The setlist, however, will likely vary from the one European fans were exposed to last year. Queen in the `70s did equally well in the United States and England. But following the No. 1 album, “The Game,” in 1980 Queen’s crown tarnished in America while remaining sparkling throughout Europe. In fact, last year Queen reportedly overtook the Beatles back home to spend more time on the U.K. album chart than any other act, notching 1,332 weeks, a whopping 25 { years.

“In the U.S., we’ll concentrate more on the earlier material,” Taylor said.

However, there has been a resurgence in Queen’s popularity here, dating back to the prominent use of “Bohemian Rhapsody” in the comedy “Wayne’s World” a decade ago and a cover version performed with relish on “American Idol” last season by pouty finalist Constantine Maroulis, who reprised his performance on a Queen tribute CD.

“For many years, Brian and I didn’t think about redoing our stuff with Queen, but we don’t have a lot more time and this is our best chance,” Taylor said. “It seemed right and fell into place, serendipity, and Paul came along and we did a TV show and … we were all on the same wavelength. We started touring Europe and it sold out and went so well and we were amazed at how young the audiences were.”

No one will ever know for sure if Mercury would have approved of Queen carrying on without him but signs suggest he might have. Mercury recorded a plethora of material in the studio while sick to bulk up the band’s catalog, including the albums “The Miracle,” “Innuendo” and the posthumously released “Made in Heaven.”

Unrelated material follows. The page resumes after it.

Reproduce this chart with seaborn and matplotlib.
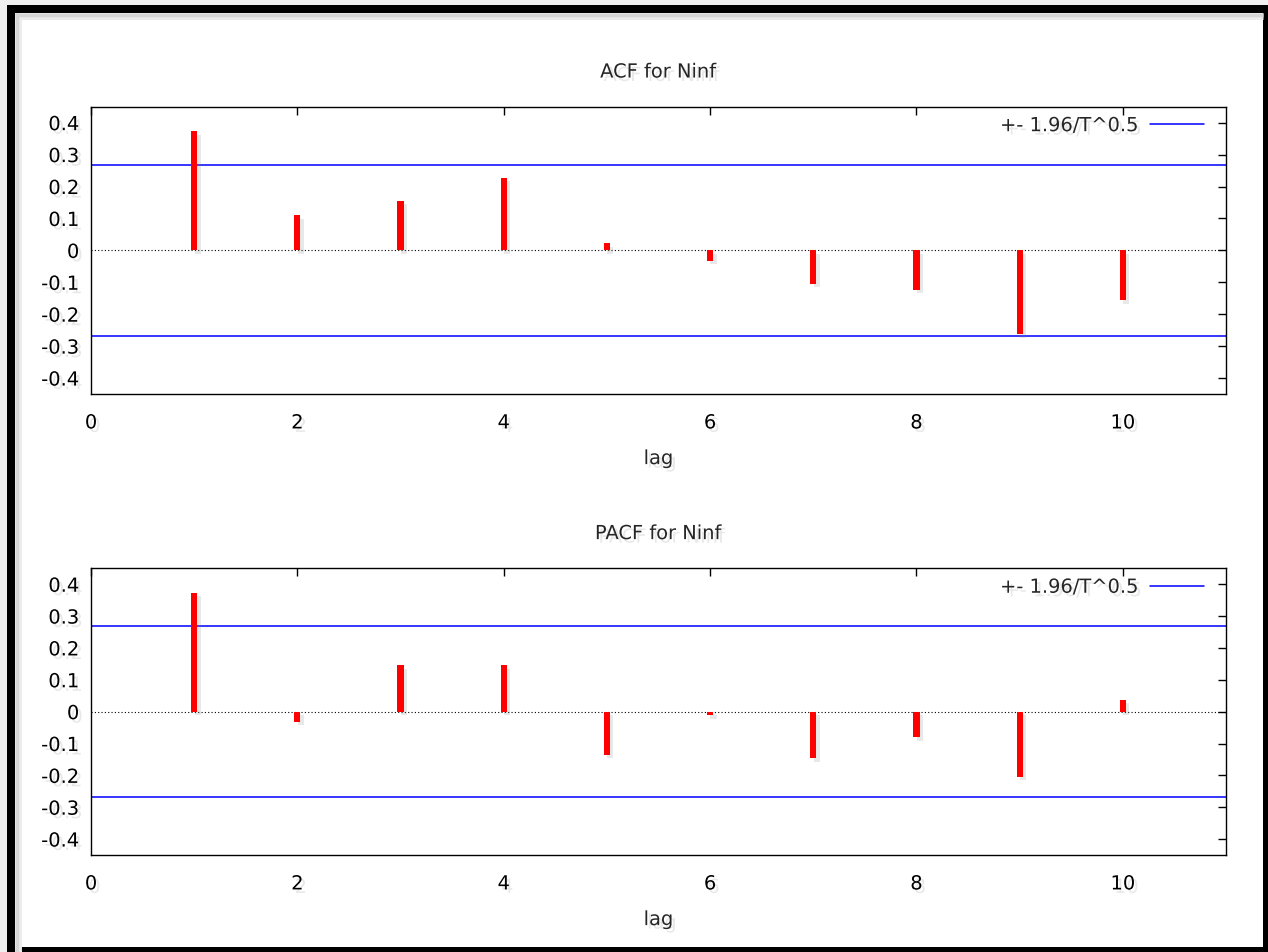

“We were very much a democratic band and his desires at the time were for us to keep working and keeping him occupied in the studio,” Taylor recalled. “He didn’t direct us. Everything was done together. That might not be people’s perception but everything was decided by the four of us.”

It still is, suggests Cynthia Michelle, Rodgers’ fiancee and the tour’s business manager. “Paul has worked hard to bring these songs to life. It’s not easy to take someone else’s song and make it your own. Freddie was a character, a personality, unique, a one-off. Paul is too, in a different vein. When you see Brian and Roger on stage they come to life and Paul is bringing that to them. It’s a nice circle of love going on.”

And now, with current bands like Britain’s The Darkness aping Queen’s heavily-layered sound (and going so far as to hire Queen’s old producer Roy Thomas Baker for its current CD “One Way Ticket to Hell … And Back”) it makes sense to have the architects of that sound perform it on tour and reap the benefits.

But will currently touted acts like The Darkness, The Killers, Franz Ferdinand and others have the sort of catalog to be able to charge the equivalent of today’s hefty $200 for tickets to see them in 30 years? Taylor isn’t sure.

“We’ll have to wait and see. Things like `Creep’ by Radiohead will be remembered,” he predicts. “A lot of rock bands sound the same … The Darkness are great fun people … and they are big Queen fans, but their new stuff sounds like `80s hair rock. It doesn’t sound like us. They do have talent. Let’s see if it’s a lasting thing.”

Clearly, Queen mattered and Taylor is grateful.

“It’s fantastic,” he said. “I love to feel that the music has become, in some way, a part of life, that it wasn’t just a flash in the pan and has some kind of longevity.”